Task to carry out - Return the lines below that carry the word "diagram".

Exercise inputs -
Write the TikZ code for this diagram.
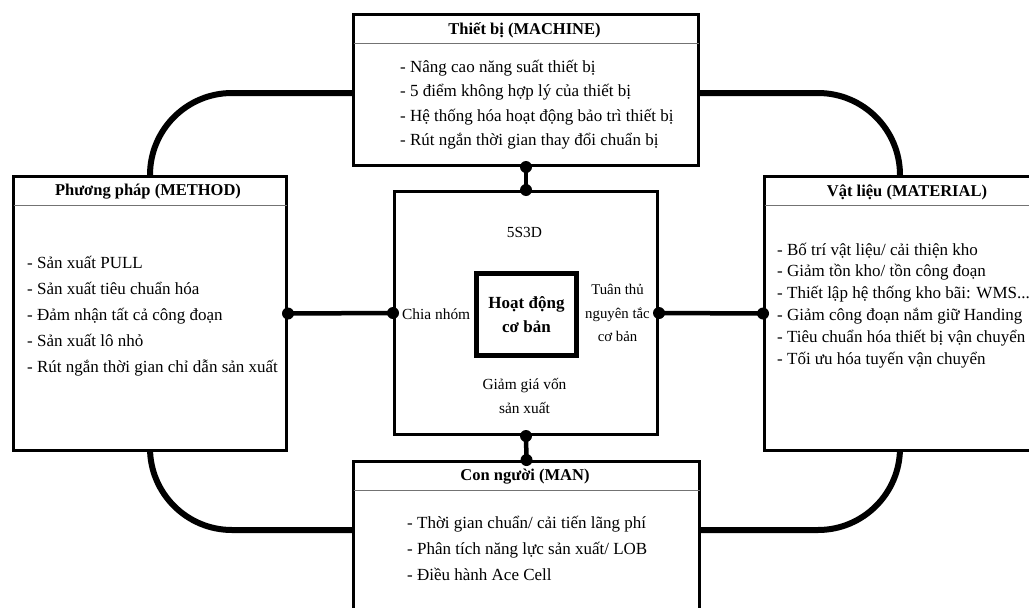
\documentclass[tikz,border=0pt]{standalone}
\usepackage{fontspec}
\setmainfont{Liberation Serif}
\begin{document}
\begin{tikzpicture}[x=1pt,y=-1pt,
  box/.style={draw, line width=3pt, fill=white, anchor=north west, inner sep=0pt},
  ring/.style={line width=6pt, rounded corners=82pt},
  conn/.style={line width=4.5pt},
  dot/.style={circle, fill=black, inner sep=0pt, minimum size=12pt},
  head/.style={font=\bfseries\fontsize{16.5}{19}\selectfont, inner sep=0pt},
  item/.style={font=\fontsize{17}{20}\selectfont, anchor=base west, inner sep=0pt},
  lab/.style={font=\fontsize{15.4}{23.5}\selectfont, align=center, inner sep=0pt},
  sep/.style={line width=1pt, black!55}]
\useasboundingbox (0,0) rectangle (1029,608);

% ring coordinates
\coordinate (tl1) at (150,180);
\coordinate (tl2) at (356,93);
\coordinate (tr1) at (693,93);
\coordinate (tr2) at (900,180);
\coordinate (bl1) at (150,444);
\coordinate (bl2) at (356,530);
\coordinate (br1) at (694,530);
\coordinate (br2) at (900,444);
\draw[ring] (tl1) |- (tl2);
\draw[ring] (tr1) -| (tr2);
\draw[ring] (bl1) |- (bl2);
\draw[ring] (br1) -| (br2);

% boxes
\node[box, minimum width=345pt, minimum height=151pt] (machine) at (352,13) {};
\node[box, minimum width=273pt, minimum height=274pt] (method) at (12,175) {};
\node[box, minimum width=272pt, minimum height=274pt] (material) at (763,175) {};
\node[box, minimum width=346pt, minimum height=160pt] (man) at (352,460) {};
\node[box, minimum width=263pt, minimum height=243pt] (center) at (393,190) {};
\node[box, line width=5pt, minimum width=100pt, minimum height=82pt, align=center,
      font=\bfseries\fontsize{17}{24}\selectfont] (inner) at (474,271) {Hoạt động\\cơ bản};

% separators
\draw[sep] ([xshift=1.5pt,yshift=-30pt]machine.north west) -- ([xshift=-1.5pt,yshift=-30pt]machine.north east);
\draw[sep] ([xshift=1.5pt,yshift=-30pt]method.north west) -- ([xshift=-1.5pt,yshift=-30pt]method.north east);
\draw[sep] ([xshift=1.5pt,yshift=-30pt]material.north west) -- ([xshift=-1.5pt,yshift=-30pt]material.north east);
\draw[sep] ([xshift=1.5pt,yshift=-30pt]man.north west) -- ([xshift=-1.5pt,yshift=-30pt]man.north east);

% connectors
\draw[conn] (method.east) -- (center.west);
\draw[conn] (center.east) -- (material.west);
\draw[conn] (machine.south) -- (center.north);
\draw[conn] (center.south) -- (man.north);
\foreach \p [count=\i] in {method.east, center.west, center.east, material.west,
  machine.south, center.north, center.south, man.north}
  \node[dot] (d\i) at (\p) {};

% titles
\node[head] (tmachine) at (524.5,30) {Thiết bị (MACHINE)};
\node[head] (tmethod) at (148,192) {Phương pháp (METHOD)};
\node[head] (tmaterial) at (907,192) {Vật liệu (MATERIAL)};
\node[head] (tman) at (525,477) {Con người (MAN)};

% items
\foreach \t [count=\i] in {{- Nâng cao năng suất thiết bị}, {- 5 điểm không hợp lý của thiết bị},
  {- Hệ thống hóa hoạt động bảo trì thiết bị}, {- Rút ngắn thời gian thay đổi chuẩn bị}}
  \node[item] (ma\i) at (400,{72+24.5*(\i-1)}) {\t};
\foreach \t [count=\i] in {{- Sản xuất PULL}, {- Sản xuất tiêu chuẩn hóa}, {- Đảm nhận tất cả công đoạn},
  {- Sản xuất lô nhỏ}, {- Rút ngắn thời gian chỉ dẫn sản xuất}}
  \node[item] (me\i) at (27,{268+26.2*(\i-1)}) {\t};
\foreach \t [count=\i] in {{- Bố trí vật liệu/ cải thiện kho}, {- Giảm tồn kho/ tồn công đoạn},
  {- Thiết lập hệ thống kho bãi: WMS.{}.{}.}, {- Giảm công đoạn nắm giữ Handing},
  {- Tiêu chuẩn hóa thiết bị vận chuyển}, {- Tối ưu hóa tuyến vận chuyển}}
  \node[item] (mt\i) at (777,{255+21.8*(\i-1)}) {\t};
\foreach \t [count=\i] in {{- Thời gian chuẩn/ cải tiến lãng phí}, {- Phân tích năng lực sản xuất/ LOB},
  {- Điều hành Ace Cell}}
  \node[item] (mn\i) at (407,{528+26*(\i-1)}) {\t};

% center labels
\node[lab] (s5) at (524.5,232) {5S3D};
\node[lab, anchor=west] (chia) at (402,314) {Chia nhóm};
\node[lab, font=\fontsize{14.8}{23.5}\selectfont] (tuan) at (617.5,313) {Tuân thủ\\nguyên tắc\\cơ bản};
\node[lab] (giam) at (524.5,396) {Giảm giá vốn\\sản xuất};
\end{tikzpicture}
\end{document}
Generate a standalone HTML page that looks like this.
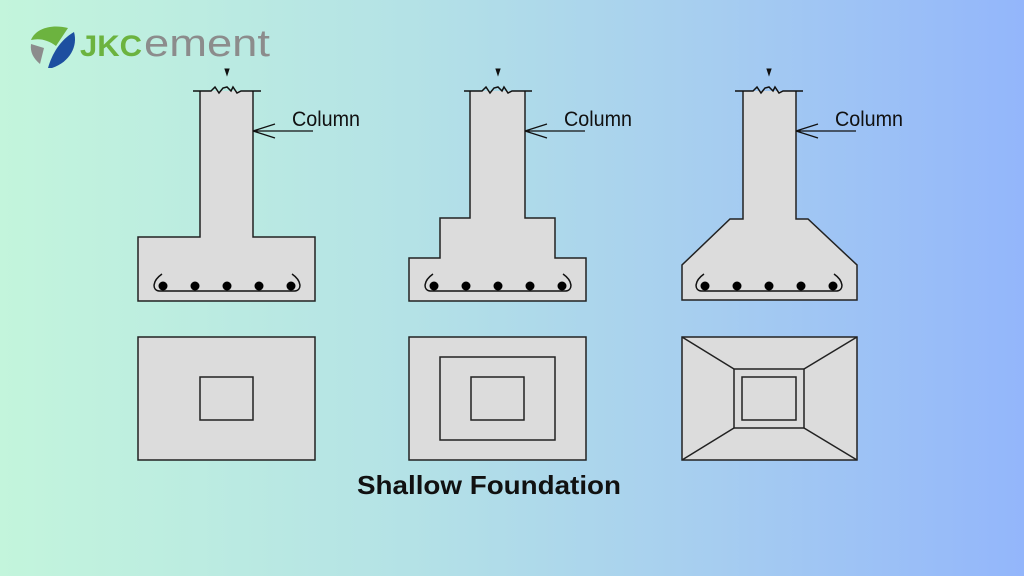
<!DOCTYPE html>
<html><head><meta charset="utf-8"><style>
html,body{margin:0;padding:0;width:1024px;height:576px;overflow:hidden}
body{background:linear-gradient(90deg,#c3f5dc 0%,#b4e2e6 40%,#a6cdf0 70%,#93b6fb 100%)}
</style></head><body>
<svg width="1024" height="576" viewBox="0 0 1024 576" xmlns="http://www.w3.org/2000/svg" style="position:absolute;left:0;top:0">
<defs>
<g id="top">
<path d="M-34,0 H-16 L-12,-4 L-8,2 L-4,-3 L0,-4 L4,0 L6,-4 L10,2 L14,0 H34" fill="none" stroke="#111" stroke-width="1.5"/>
<path d="M-2,-22 L0,-16 L2,-22 Z" fill="#111" stroke="#111" stroke-width="1"/>
</g>
<g id="bars">
<path d="M-65,-12 C-75,-5 -75,4 -68,5 H68 C75,4 75,-5 65,-12" fill="none" stroke="#111" stroke-width="1.5"/>
<circle cx="-64" cy="0" r="4.5" fill="#000"/><circle cx="-32" cy="0" r="4.5" fill="#000"/><circle cx="0" cy="0" r="4.5" fill="#000"/><circle cx="32" cy="0" r="4.5" fill="#000"/><circle cx="64" cy="0" r="4.5" fill="#000"/>
</g>
<g id="lab">
<path d="M0,0 H60 M0,0 L22,-7 M0,0 L22,7" fill="none" stroke="#111" stroke-width="1.3"/>
<text x="39" y="-5" font-family="Liberation Sans, sans-serif" font-size="21" fill="#111" textLength="68" lengthAdjust="spacingAndGlyphs">Column</text>
</g>
</defs>
<g fill="#dcdcdc" stroke="#222" stroke-width="1.5">
<path d="M200,91 V237 H138 V301 H315 V237 H253 V91"/>
<path d="M470,91 V218 H440 V258 H409 V301 H586 V258 H555 V218 H525 V91"/>
<path d="M743,91 V219 H730 L682,265 V300 H857 V265 L808,219 H796 V91"/>
<rect x="138" y="337" width="177" height="123"/>
<rect x="200" y="377" width="53" height="43"/>
<rect x="409" y="337" width="177" height="123"/>
<rect x="440" y="357" width="115" height="83"/>
<rect x="471" y="377" width="53" height="43"/>
<rect x="682" y="337" width="175" height="123"/>
<rect x="734" y="369" width="70" height="59"/>
<rect x="742" y="377" width="54" height="43"/>
<path d="M682,337 L734,369 M857,337 L804,369 M682,460 L734,428 M857,460 L804,428" fill="none"/>
</g>
<use href="#top" x="227" y="91"/><use href="#top" x="498" y="91"/><use href="#top" x="769" y="91"/>
<use href="#bars" x="227" y="286"/><use href="#bars" x="498" y="286"/><use href="#bars" x="769" y="286"/>
<use href="#lab" x="253" y="131"/><use href="#lab" x="525" y="131"/><use href="#lab" x="796" y="131"/>
<text x="357" y="494" font-family="Liberation Sans, DejaVu Sans, sans-serif" font-weight="bold" font-size="26" fill="#111" textLength="264" lengthAdjust="spacingAndGlyphs">Shallow Foundation</text>
<path d="M31,40 C36,28 52,24 68,28 L56,46 C48,40 40,38 31,40 Z" fill="#6cb33f"/>
<path d="M31,44 L44,48 L40,64 C33,58 30,52 31,44 Z" fill="#8c8c8c"/>
<path d="M74,32 C78,46 70,62 52,68 L48,68 C52,54 60,40 74,32 Z" fill="#1d4fa0"/>
<text x="80" y="56" font-family="Liberation Sans, sans-serif" font-weight="bold" font-size="30" fill="#6cb33f" textLength="62" lengthAdjust="spacingAndGlyphs">JKC</text>
<text x="144" y="56" font-family="Liberation Sans, sans-serif" font-size="38" fill="#8c8c8c" textLength="126" lengthAdjust="spacingAndGlyphs">ement</text>
</svg>
</body></html>
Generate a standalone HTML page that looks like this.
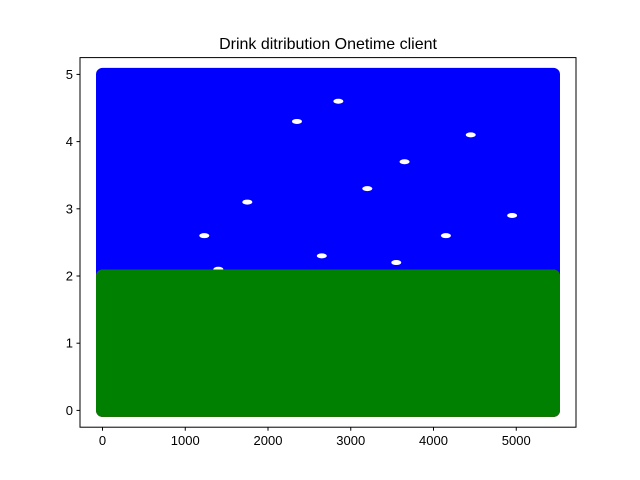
<!DOCTYPE html>
<html><head><meta charset="utf-8"><style>
body{margin:0;background:#fff;}
svg{display:block;font-family:"Liberation Sans","DejaVu Sans",sans-serif;}
</style></head><body>
<svg id="chart" width="640" height="480" viewBox="0 0 640 480">
<rect width="640" height="480" fill="#fff"/>
<text x="328" y="49" text-anchor="middle" font-size="16" fill="#000">Drink ditribution Onetime client</text>
<g id="plot"></g>
<rect x="80" y="57.6" width="496" height="369.6" fill="none" stroke="#000" stroke-width="1"/>
<g id="axes"></g>
</svg>
<script>
const seriesNames=["blue-client","red-client","green-client"];
const seriesColors=["#0000ff","#ff0000","#008000"];
const seriesXMin=[0,0,0];
const seriesXMax=[5450,5450,5450];
const seriesYMin=[0,0,0];
const seriesYMax=[5,2,2];
const holeX=[1230,1750,2350,2650,3200,3650,4150,4450,4950,1400,2850,3550];
const holeY=[2.6,3.1,4.3,2.3,3.3,3.7,2.6,4.1,2.9,2.1,4.6,2.2];
const xTicks=[0,1000,2000,3000,4000,5000];
const yTicks=[0,1,2,3,4,5];
const X0=80,X1=576,Y0=427.2,Y1=57.6,xmin=-272,xmax=5722,ymin=-0.25,ymax=5.25;
const xs=v=>X0+(v-xmin)/(xmax-xmin)*(X1-X0);
const ys=v=>Y0-(v-ymin)/(ymax-ymin)*(Y0-Y1);
const NS="http://www.w3.org/2000/svg";
const plot=document.getElementById('plot'),axes=document.getElementById('axes');
const R=6.5;
for(let i=0;i<seriesNames.length;i++){
  const r=document.createElementNS(NS,'rect');
  const x=xs(seriesXMin[i])-R,y=ys(seriesYMax[i])-R;
  r.setAttribute('x',x);r.setAttribute('y',y);
  r.setAttribute('width',xs(seriesXMax[i])-xs(seriesXMin[i])+2*R);
  r.setAttribute('height',ys(seriesYMin[i])-ys(seriesYMax[i])+2*R);
  r.setAttribute('rx',R);r.setAttribute('fill',seriesColors[i]);
  
  
  plot.appendChild(r);
  if(i===0){
    for(let k=0;k<holeX.length;k++){
      const e=document.createElementNS(NS,'ellipse');
      e.setAttribute('cx',xs(holeX[k]));e.setAttribute('cy',ys(holeY[k]));
      e.setAttribute('rx',5);e.setAttribute('ry',2.5);e.setAttribute('fill','#fff');
      
      
      plot.appendChild(e);
    }
  }
}
xTicks.forEach(t=>{
  const l=document.createElementNS(NS,'line');
  l.setAttribute('x1',xs(t));l.setAttribute('x2',xs(t));l.setAttribute('y1',Y0);l.setAttribute('y2',Y0+3.5);l.setAttribute('stroke','#000');
  
  
  axes.appendChild(l);
  const tx=document.createElementNS(NS,'text');
  tx.setAttribute('x',xs(t));tx.setAttribute('y',Y0+18);tx.setAttribute('text-anchor','middle');tx.setAttribute('font-size','13');
  tx.textContent=t;
  
  
  axes.appendChild(tx);
});
yTicks.forEach(t=>{
  const l=document.createElementNS(NS,'line');
  l.setAttribute('x1',X0-3.5);l.setAttribute('x2',X0);l.setAttribute('y1',ys(t));l.setAttribute('y2',ys(t));l.setAttribute('stroke','#000');
  
  
  axes.appendChild(l);
  const tx=document.createElementNS(NS,'text');
  tx.setAttribute('x',X0-7);tx.setAttribute('y',ys(t)+4.5);tx.setAttribute('text-anchor','end');tx.setAttribute('font-size','13');
  tx.textContent=t;
  
  
  axes.appendChild(tx);
});
</script>
</body></html>
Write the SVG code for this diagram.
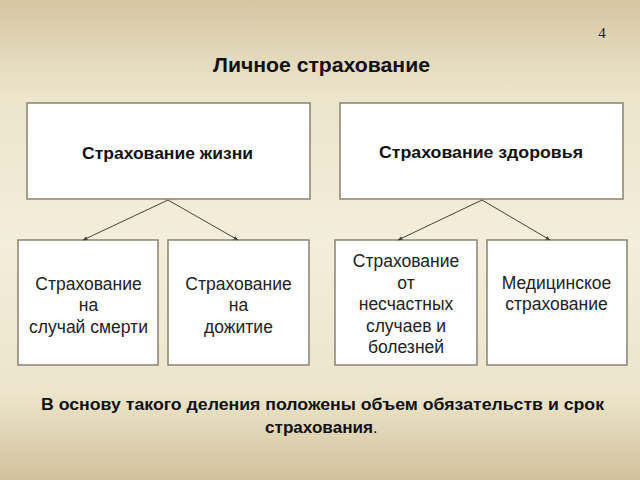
<svg xmlns="http://www.w3.org/2000/svg" width="640" height="480" viewBox="0 0 640 480">
<defs>
<linearGradient id="bg" x1="0" y1="0" x2="0" y2="1">
<stop offset="0" stop-color="#d6c6a2"/>
<stop offset="0.2" stop-color="#ece5cc"/>
<stop offset="0.5" stop-color="#f3eedb"/>
<stop offset="0.82" stop-color="#ece5cc"/>
<stop offset="1" stop-color="#d2c19b"/>
</linearGradient>
<marker id="ah" viewBox="0 0 10 10" refX="9" refY="5" markerWidth="5" markerHeight="5" orient="auto-start-reverse" markerUnits="userSpaceOnUse">
<path d="M0,1 L10,5 L0,9 z" fill="#4a4235"/>
</marker>
<style>
.box{fill:#ffffff;stroke:#8a8272;stroke-width:1.5}
.bt{font-family:"Liberation Sans",Arial,sans-serif;font-size:16.5px;font-weight:bold;fill:#111;text-anchor:middle}
.st{font-family:"Liberation Sans",Arial,sans-serif;font-size:17.5px;fill:#222;text-anchor:middle}
.conn{stroke:#4a4235;stroke-width:1;fill:none;marker-end:url(#ah)}
</style>
</defs>
<rect x="0" y="0" width="640" height="480" fill="url(#bg)"/>
<text x="602" y="38" font-family="Liberation Serif,serif" font-size="15" fill="#222" text-anchor="middle">4</text>
<text x="321.5" y="72" font-family="Liberation Sans,Arial,sans-serif" font-size="20" font-weight="bold" fill="#111" text-anchor="middle" textLength="217" lengthAdjust="spacingAndGlyphs">Личное страхование</text>
<g id="n-life"><rect class="box" x="27" y="103" width="283" height="96"/><text class="bt" x="167.5" y="159" textLength="171" lengthAdjust="spacingAndGlyphs">Страхование жизни</text></g>
<g id="n-health"><rect class="box" x="340" y="103" width="283" height="96"/><text class="bt" x="481" y="158" textLength="204" lengthAdjust="spacingAndGlyphs">Страхование здоровья</text></g>
<g id="n-death"><rect class="box" x="18" y="240" width="140" height="125"/><text class="st" x="88.5" y="289.5">Страхование</text><text class="st" x="88.5" y="311">на</text><text class="st" x="88.5" y="332.5">случай смерти</text></g>
<g id="n-survival"><rect class="box" x="168" y="240" width="141" height="125"/><text class="st" x="238.5" y="289.5">Страхование</text><text class="st" x="238.5" y="311">на</text><text class="st" x="238.5" y="332.5">дожитие</text></g>
<g id="n-accident"><rect class="box" x="335" y="240" width="142" height="125"/><text class="st" x="406" y="267">Страхование</text><text class="st" x="406" y="288.5">от</text><text class="st" x="406" y="310">несчастных</text><text class="st" x="406" y="331.5">случаев и</text><text class="st" x="406" y="353">болезней</text></g>
<g id="n-medical"><rect class="box" x="487" y="240" width="140" height="125"/><text class="st" x="556.5" y="289">Медицинское</text><text class="st" x="556.5" y="310">страхование</text></g>
<g id="connectors">
<line class="conn" x1="168" y1="200" x2="83" y2="240"/>
<line class="conn" x1="168" y1="200" x2="238" y2="240"/>
<line class="conn" x1="482" y1="200" x2="398" y2="240"/>
<line class="conn" x1="482" y1="200" x2="550" y2="240"/>
</g>
<text x="322.5" y="410" font-family="Liberation Sans,Arial,sans-serif" font-size="16" font-weight="bold" fill="#111" text-anchor="middle" textLength="563" lengthAdjust="spacingAndGlyphs">В основу такого деления положены объем обязательств и срок</text>
<text x="265" y="433" font-family="Liberation Sans,Arial,sans-serif" font-size="16" fill="#111"><tspan font-weight="bold" textLength="108" lengthAdjust="spacingAndGlyphs">страхования</tspan>.</text>
</svg>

Result for this task -
Write the TikZ code for this diagram.
Write the SVG code for this diagram.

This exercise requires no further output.